What and When Should I Eat in Labor?
By Mindy Cockeram
In class, I remind women that childbirth is not a spectator sport; it is called labor because it is hard work on the body. For the uterine muscle to contract really efficiently, the woman needs to be well hydrated and have energy to burn. If energy is the key to a successful labor, why do hospitals generally discourage (or outright deny)eating in labor?
The history of denying women food in labor dates back to the 1960s when women moved from birthing at home to birthing in the hospital. Powerful twilight drugs were used to relieve pain and instigate amnesia. However one of the policies which came with twilight drugs and the use of general anesthetics was ‘nil by mouth’ meaning women were denied food for safety reasons.
Fifty years later, epidurals are the preferred pain reliever and have no such gastric restriction. However, despite protests from laboring women, hydration via an IV drip and ‘no food during labor’ policies are still in place in most hospitals. In 2009, the American College of OB-GYNs (ACOG) relaxed their view on fluidintake.
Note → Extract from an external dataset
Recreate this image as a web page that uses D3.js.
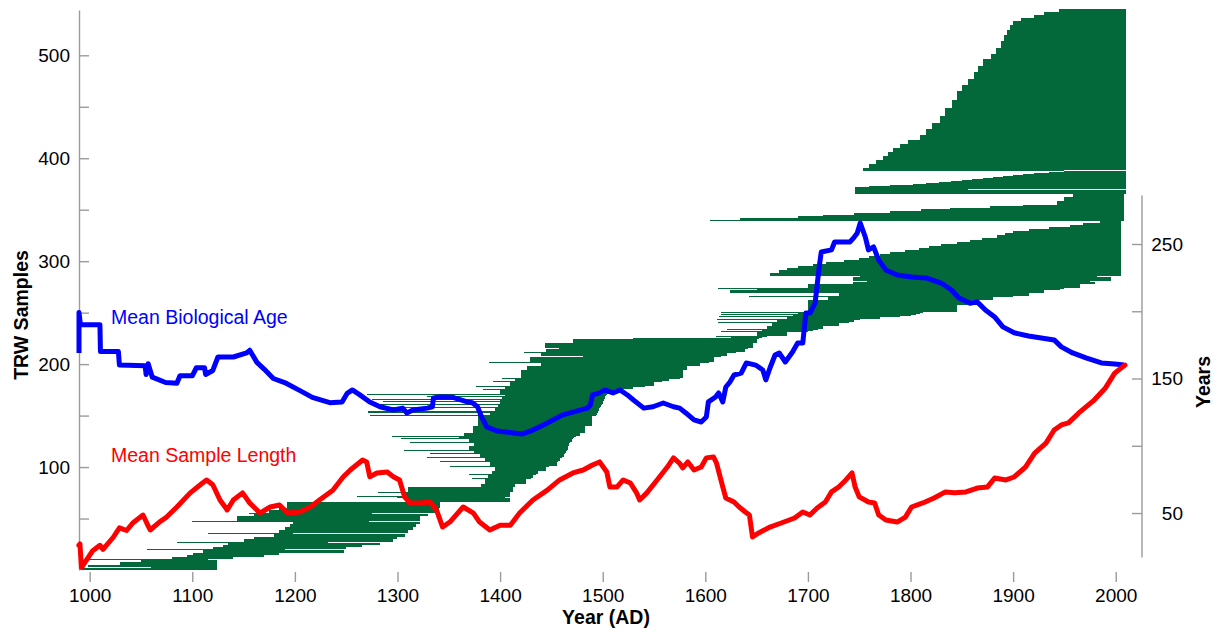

In addition to ice chips or water, they encouraged care providers to allow women to drink clear liquids including black coffee, fruit juices without pulp, clear tea, carbonated beverages and sports drinks during labor. Then in 2015, the American Association of Anesthesiologists presented the results of a large study at their annual conference which concluded that low risk women would benefit from a ‘light meal’ in labor!
So what should you eat and when in order to fuel your body for childbirth? The beginning of the first stage (early labor) averages 12-18 hours and is the best time to fuel up with food. Once women reach active labor, most do not feel hungry because the hormone ghrelin (‘the hunger hormone’) is no longer released. Just like an athlete with a race the next day, women in early labor should eat foods that will digest easily. Red meat, processed foods and fast foods are more difficult to digest and should be avoided. Many care providers encourage foods from the BRAT diet (bananas, rice, applesauce, toast) since these foods are gentle on the stomach and less likely to cause vomiting.
Besides the BRAT diet foods, yogurt is also a good choice. One of the reasons I encourage women to eat yogurt during pregnancy is to help avoid Group B Strep colonization. In labor, any antibiotics received by the mother can kill off her good bacteria. The death of good bacteria also decreases the mother’s immunity and increases the likelihood of food allergies in the baby so eating yogurt before, during and after labor can help (re)build good bacteria. Yogurt is a super source of protein and calcium and is usually well tolerated, even in people who are lactose intolerant.
What about a protein shake in labor? After all, protein shakes are used by professional athletes to help increase endurance. In 2013, researchers at the University of Pittsburgh evaluated women who drank a 325ml protein shake (Premier Nutrition) within 15 minutes of receiving an epidural. Their hope was that the protein shake would reduce the incidence of nausea, vomiting and gastric empyting. Sadly the results did not support their theory although the outcomes were statistically insignificant. The lead researcher Manuel Vallejo Jr, MD did however state “Physicians should feel comfortable replacing ice chips or water with a high-protein liquid supplement when vaginal delivery is expected”.
Finally, here’s an interesting gastronomic strategy for labor. Just as athletes drink a ‘buffer’ after warmup, laboring women can create a similar labor enhancer by drinking baking soda (sodium bicarbonate) dissolved in water (0.3g sodium bicarb/kg body weight) as contractions start getting closer together. This combination allows resistance against muscle exhaustion caused by changes in acid-base balance. Sodium bicarbonate has a proven neutralizing effect on the lactic acid that forms during muscle exertion and improves performance. In a fascinating Swedish/UK study in 2016, 84% of the women who had sodium bicarbonate group went on to have spontaneous deliveries versus 67% of the non-bicarb group. 6.7% of the sodium bicarb group was assisted by vacuum whereas 24.2% of the other group needed vacuum assistance. Newborns from the sodium bicarb group of mothers had overall better outcomes including no APGARS <7. It is quite clear that the sodium bicarb helped the uterus recover from the muscular changes associated with labor exhaustion.
Just as you plan what to pack in your hospital bag, think about what snacks will be useful to have around as you begin labor. Drinking clear liquids and fueling up on easy to digest foods will give you longer lasting energy in labor. And don’t forget the teaspoon of baking soda dissolved in a glass of water to help rejuvenate the uterine muscle. Good luck for the big day!